This nonprovisional application claims priority under 35 U.S.C. § 119(a) to German Patent Application No. DE 20 2020 100 240.6, which was filed in Germany on Jan. 17, 2020, and which is herein incorporated by reference.

BACKGROUND OF THE INVENTION

Field of the Invention

The present invention relates to a mounting rail adapter for fastening at least one electrical assembly to a mounting rail, wherein the mounting rail adapter has mounting rail fastening elements that are configured to fasten the mounting rail adapter to the mounting rail, wherein the mounting rail adapter has an assembly fastening region that is configured to fasten the at least one electrical assembly, wherein the mounting rail adapter has, in the assembly fastening region, at least one assembly fastening element, at which the electrical assembly can be fastened to the mounting rail adapter. The invention additionally relates to a set consisting of such a mounting rail adapter and at least one electrical assembly that can be fastened or is fastened to the mounting rail adapter.

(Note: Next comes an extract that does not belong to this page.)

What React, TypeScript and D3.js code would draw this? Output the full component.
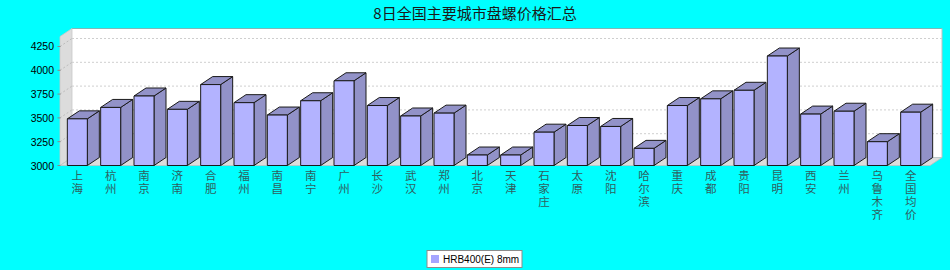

Description of the Background Art

Mounting rails are used in the field of electrical installation for the fastening of electrical assemblies, for example for fastening terminal strips, electronic devices, and other electronic equipment. If the electronic assembly that is to be fastened to the mounting rail does not have its own mounting rail fastening elements, a mounting rail adapter of the above-described type can be utilized. With such a mounting rail adapter, the electrical assembly can then be fastened to the mounting rail by the mounting rail fastening elements of the mounting rail adapter.

SUMMARY OF THE INVENTION

It is therefore an object of the present invention to provide a mounting rail adapter with improved functionality. It is a further object to specify an advantageous set consisting of such a mounting rail adapter and an electrical assembly.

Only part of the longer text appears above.